• **Description of the task**
Restate the whole listing word for word. Pictures are left out.

• **Raw data**
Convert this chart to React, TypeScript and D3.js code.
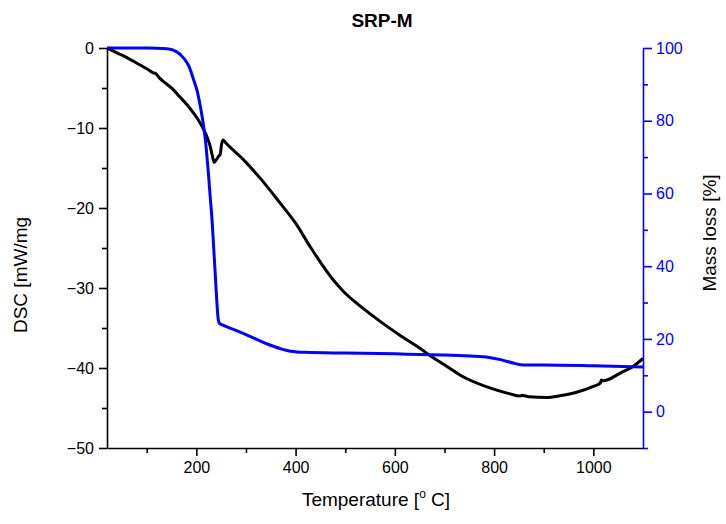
import React, { useEffect, useRef } from 'react';
import * as d3 from 'd3';

// DSC signal [mW/mg] against temperature [°C]
const dscTemp = [20, 40, 60, 80, 100, 113, 118, 125, 140, 152, 165, 180, 194, 205, 214, 222, 228, 232, 236, 240, 244, 248, 251, 254, 260, 275, 289, 300, 329, 369, 400, 430, 476, 496, 531, 571, 610, 652, 672, 700, 732, 787, 830, 853, 856, 870, 908, 930, 968, 1000, 1014, 1016, 1020, 1055, 1080, 1100];
const dscValue = [0, -0.6, -1.2, -1.9, -2.6, -3.1, -3.2, -3.7, -4.5, -5.1, -6.0, -7.0, -8.1, -9.1, -10.1, -11.2, -12.3, -13.4, -14.3, -14.0, -13.6, -13.3, -12.0, -11.5, -11.9, -12.8, -13.6, -14.3, -16.3, -19.4, -21.9, -24.9, -29.0, -30.4, -32.3, -34.2, -35.9, -37.6, -38.5, -39.6, -40.9, -42.4, -43.2, -43.5, -43.4, -43.6, -43.7, -43.5, -43.0, -42.3, -41.9, -41.5, -41.6, -40.6, -39.8, -38.8];

// TG mass [%] against temperature [°C]
const massTemp = [20, 100, 141, 160, 174, 185, 194, 202, 208, 213, 218, 224, 228, 232, 235, 238, 241, 244, 247, 250, 275, 300, 343, 370, 390, 420, 500, 600, 652, 700, 752, 790, 813, 840, 859, 900, 1000, 1100];
const massValue = [100, 100, 99.8, 99, 97.3, 95, 91.5, 88, 84, 80, 75, 66, 59, 52, 45, 38, 31, 25.5, 24.2, 24.0, 22.6, 21.2, 18.6, 17.3, 16.6, 16.3, 16.1, 15.9, 15.7, 15.6, 15.3, 14.9, 14.3, 13.3, 12.8, 12.8, 12.6, 12.3];

const xMajor = [200, 400, 600, 800, 1000];
const xMinor = [100, 300, 500, 700, 900];
const dscMajor = [-50, -40, -30, -20, -10, 0];
const dscMinor = [-45, -35, -25, -15, -5];
const massMajor = [0, 20, 40, 60, 80, 100];
const massMinor = [-10, 10, 30, 50, 70, 90];

const W = 726;
const H = 524;
const margin = { left: 107, right: 83, top: 48, bottom: 76 };
const font = 'Liberation Sans, Arial, sans-serif';
const BLUE = '#0000ff';

export default function App() {
  const ref = useRef<SVGSVGElement>(null);

  useEffect(() => {
    const svg = d3.select(ref.current);
    svg.selectAll('*').remove();

    const x = d3.scaleLinear().domain([20, 1100]).range([margin.left, W - margin.right]);
    const yDsc = d3.scaleLinear().domain([-50, 0]).range([H - margin.bottom, margin.top]);
    const yMass = d3.scaleLinear().domain([-10, 100]).range([H - margin.bottom, margin.top]);

    svg.append('clipPath').attr('id', 'plot-clip').append('rect')
      .attr('x', margin.left).attr('y', margin.top - 4)
      .attr('width', W - margin.left - margin.right).attr('height', H - margin.top - margin.bottom + 4);

    const plot = svg.append('g').attr('clip-path', 'url(#plot-clip)');

    const dscLine = d3.line<number>()
      .x((_, i) => x(dscTemp[i]))
      .y(d => yDsc(d))
      .curve(d3.curveMonotoneX);

    const massLine = d3.line<number>()
      .x((_, i) => x(massTemp[i]))
      .y(d => yMass(d))
      .curve(d3.curveMonotoneX);

    plot.append('path')
      .datum(dscValue)
      .attr('d', dscLine)
      .attr('fill', 'none')
      .attr('stroke', '#000')
      .attr('stroke-width', 3)
      .attr('stroke-linejoin', 'round');

    plot.append('path')
      .datum(massValue)
      .attr('d', massLine)
      .attr('fill', 'none')
      .attr('stroke', BLUE)
      .attr('stroke-width', 3)
      .attr('stroke-linejoin', 'round');

    const styleAxis = (g: any, color: string) => {
      g.selectAll('path, line').attr('stroke', color).attr('stroke-width', 1.6);
      g.selectAll('text').attr('fill', color).attr('font-family', font).attr('font-size', 16);
    };

    // bottom axis
    const bottom = svg.append('g').attr('transform', `translate(0,${H - margin.bottom})`);
    bottom.call(d3.axisBottom(x).tickValues(xMajor).tickSize(8).tickSizeOuter(0).tickPadding(6).tickFormat(d3.format('d')));
    styleAxis(bottom, '#000');
    svg.append('g').attr('transform', `translate(0,${H - margin.bottom})`)
      .call(d3.axisBottom(x).tickValues(xMinor).tickSize(5).tickFormat(() => ''))
      .call((g: any) => { g.select('.domain').remove(); styleAxis(g, '#000'); });

    // left DSC axis
    const left = svg.append('g').attr('transform', `translate(${margin.left},0)`);
    left.call(d3.axisLeft(yDsc).tickValues(dscMajor).tickSize(8).tickSizeOuter(0).tickPadding(5));
    styleAxis(left, '#000');
    svg.append('g').attr('transform', `translate(${margin.left},0)`)
      .call(d3.axisLeft(yDsc).tickValues(dscMinor).tickSize(5).tickFormat(() => ''))
      .call((g: any) => { g.select('.domain').remove(); styleAxis(g, '#000'); });

    // right mass axis
    const right = svg.append('g').attr('transform', `translate(${W - margin.right},0)`);
    right.call(d3.axisRight(yMass).tickValues(massMajor).tickSize(9).tickSizeOuter(0).tickPadding(4));
    styleAxis(right, BLUE);
    svg.append('g').attr('transform', `translate(${W - margin.right},0)`)
      .call(d3.axisRight(yMass).tickValues(massMinor).tickSize(5).tickFormat(() => ''))
      .call((g: any) => { g.select('.domain').remove(); styleAxis(g, BLUE); });

    // title and axis labels
    svg.append('text')
      .attr('x', 382).attr('y', 27)
      .attr('text-anchor', 'middle')
      .attr('font-family', font).attr('font-size', 19).attr('font-weight', 'bold')
      .text('SRP-M');

    const xl = svg.append('text')
      .attr('x', 376).attr('y', 506)
      .attr('text-anchor', 'middle')
      .attr('font-family', font).attr('font-size', 19);
    xl.append('tspan').text('Temperature [');
    xl.append('tspan').attr('dy', -8).attr('font-size', 12).text('o');
    xl.append('tspan').attr('dy', 8).text(' C]');

    svg.append('text')
      .attr('transform', `translate(27,275) rotate(-90)`)
      .attr('text-anchor', 'middle')
      .attr('font-family', font).attr('font-size', 19)
      .text('DSC [mW/mg');

    svg.append('text')
      .attr('transform', `translate(716,233) rotate(-90)`)
      .attr('text-anchor', 'middle')
      .attr('font-family', font).attr('font-size', 19)
      .text('Mass loss [%]');
  }, []);

  return (
    <svg
      ref={ref}
      width={W}
      height={H}
      style={{ position: 'absolute', left: 0, top: 0, background: '#fff' }}
    />
  );
}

• **Task solution**
Convert this chart to React, TypeScript and D3.js code.
import React, { useEffect, useRef } from 'react';
import * as d3 from 'd3';

// DSC signal [mW/mg] against temperature [°C]
const dscTemp = [20, 40, 60, 80, 100, 113, 118, 125, 140, 152, 165, 180, 194, 205, 214, 222, 228, 232, 236, 240, 244, 248, 251, 254, 260, 275, 289, 300, 329, 369, 400, 430, 476, 496, 531, 571, 610, 652, 672, 700, 732, 787, 830, 853, 856, 870, 908, 930, 968, 1000, 1014, 1016, 1020, 1055, 1080, 1100];
const dscValue = [0, -0.6, -1.2, -1.9, -2.6, -3.1, -3.2, -3.7, -4.5, -5.1, -6.0, -7.0, -8.1, -9.1, -10.1, -11.2, -12.3, -13.4, -14.3, -14.0, -13.6, -13.3, -12.0, -11.5, -11.9, -12.8, -13.6, -14.3, -16.3, -19.4, -21.9, -24.9, -29.0, -30.4, -32.3, -34.2, -35.9, -37.6, -38.5, -39.6, -40.9, -42.4, -43.2, -43.5, -43.4, -43.6, -43.7, -43.5, -43.0, -42.3, -41.9, -41.5, -41.6, -40.6, -39.8, -38.8];

// TG mass [%] against temperature [°C]
const massTemp = [20, 100, 141, 160, 174, 185, 194, 202, 208, 213, 218, 224, 228, 232, 235, 238, 241, 244, 247, 250, 275, 300, 343, 370, 390, 420, 500, 600, 652, 700, 752, 790, 813, 840, 859, 900, 1000, 1100];
const massValue = [100, 100, 99.8, 99, 97.3, 95, 91.5, 88, 84, 80, 75, 66, 59, 52, 45, 38, 31, 25.5, 24.2, 24.0, 22.6, 21.2, 18.6, 17.3, 16.6, 16.3, 16.1, 15.9, 15.7, 15.6, 15.3, 14.9, 14.3, 13.3, 12.8, 12.8, 12.6, 12.3];

const xMajor = [200, 400, 600, 800, 1000];
const xMinor = [100, 300, 500, 700, 900];
const dscMajor = [-50, -40, -30, -20, -10, 0];
const dscMinor = [-45, -35, -25, -15, -5];
const massMajor = [0, 20, 40, 60, 80, 100];
const massMinor = [-10, 10, 30, 50, 70, 90];

const W = 726;
const H = 524;
const margin = { left: 107, right: 83, top: 48, bottom: 76 };
const font = 'Liberation Sans, Arial, sans-serif';
const BLUE = '#0000ff';

export default function App() {
  const ref = useRef<SVGSVGElement>(null);

  useEffect(() => {
    const svg = d3.select(ref.current);
    svg.selectAll('*').remove();

    const x = d3.scaleLinear().domain([20, 1100]).range([margin.left, W - margin.right]);
    const yDsc = d3.scaleLinear().domain([-50, 0]).range([H - margin.bottom, margin.top]);
    const yMass = d3.scaleLinear().domain([-10, 100]).range([H - margin.bottom, margin.top]);

    svg.append('clipPath').attr('id', 'plot-clip').append('rect')
      .attr('x', margin.left).attr('y', margin.top - 4)
      .attr('width', W - margin.left - margin.right).attr('height', H - margin.top - margin.bottom + 4);

    const plot = svg.append('g').attr('clip-path', 'url(#plot-clip)');

    const dscLine = d3.line<number>()
      .x((_, i) => x(dscTemp[i]))
      .y(d => yDsc(d))
      .curve(d3.curveMonotoneX);

    const massLine = d3.line<number>()
      .x((_, i) => x(massTemp[i]))
      .y(d => yMass(d))
      .curve(d3.curveMonotoneX);

    plot.append('path')
      .datum(dscValue)
      .attr('d', dscLine)
      .attr('fill', 'none')
      .attr('stroke', '#000')
      .attr('stroke-width', 3)
      .attr('stroke-linejoin', 'round');

    plot.append('path')
      .datum(massValue)
      .attr('d', massLine)
      .attr('fill', 'none')
      .attr('stroke', BLUE)
      .attr('stroke-width', 3)
      .attr('stroke-linejoin', 'round');

    const styleAxis = (g: any, color: string) => {
      g.selectAll('path, line').attr('stroke', color).attr('stroke-width', 1.6);
      g.selectAll('text').attr('fill', color).attr('font-family', font).attr('font-size', 16);
    };

    // bottom axis
    const bottom = svg.append('g').attr('transform', `translate(0,${H - margin.bottom})`);
    bottom.call(d3.axisBottom(x).tickValues(xMajor).tickSize(8).tickSizeOuter(0).tickPadding(6).tickFormat(d3.format('d')));
    styleAxis(bottom, '#000');
    svg.append('g').attr('transform', `translate(0,${H - margin.bottom})`)
      .call(d3.axisBottom(x).tickValues(xMinor).tickSize(5).tickFormat(() => ''))
      .call((g: any) => { g.select('.domain').remove(); styleAxis(g, '#000'); });

    // left DSC axis
    const left = svg.append('g').attr('transform', `translate(${margin.left},0)`);
    left.call(d3.axisLeft(yDsc).tickValues(dscMajor).tickSize(8).tickSizeOuter(0).tickPadding(5));
    styleAxis(left, '#000');
    svg.append('g').attr('transform', `translate(${margin.left},0)`)
      .call(d3.axisLeft(yDsc).tickValues(dscMinor).tickSize(5).tickFormat(() => ''))
      .call((g: any) => { g.select('.domain').remove(); styleAxis(g, '#000'); });

    // right mass axis
    const right = svg.append('g').attr('transform', `translate(${W - margin.right},0)`);
    right.call(d3.axisRight(yMass).tickValues(massMajor).tickSize(9).tickSizeOuter(0).tickPadding(4));
    styleAxis(right, BLUE);
    svg.append('g').attr('transform', `translate(${W - margin.right},0)`)
      .call(d3.axisRight(yMass).tickValues(massMinor).tickSize(5).tickFormat(() => ''))
      .call((g: any) => { g.select('.domain').remove(); styleAxis(g, BLUE); });

    // title and axis labels
    svg.append('text')
      .attr('x', 382).attr('y', 27)
      .attr('text-anchor', 'middle')
      .attr('font-family', font).attr('font-size', 19).attr('font-weight', 'bold')
      .text('SRP-M');

    const xl = svg.append('text')
      .attr('x', 376).attr('y', 506)
      .attr('text-anchor', 'middle')
      .attr('font-family', font).attr('font-size', 19);
    xl.append('tspan').text('Temperature [');
    xl.append('tspan').attr('dy', -8).attr('font-size', 12).text('o');
    xl.append('tspan').attr('dy', 8).text(' C]');

    svg.append('text')
      .attr('transform', `translate(27,275) rotate(-90)`)
      .attr('text-anchor', 'middle')
      .attr('font-family', font).attr('font-size', 19)
      .text('DSC [mW/mg');

    svg.append('text')
      .attr('transform', `translate(716,233) rotate(-90)`)
      .attr('text-anchor', 'middle')
      .attr('font-family', font).attr('font-size', 19)
      .text('Mass loss [%]');
  }, []);

  return (
    <svg
      ref={ref}
      width={W}
      height={H}
      style={{ position: 'absolute', left: 0, top: 0, background: '#fff' }}
    />
  );
}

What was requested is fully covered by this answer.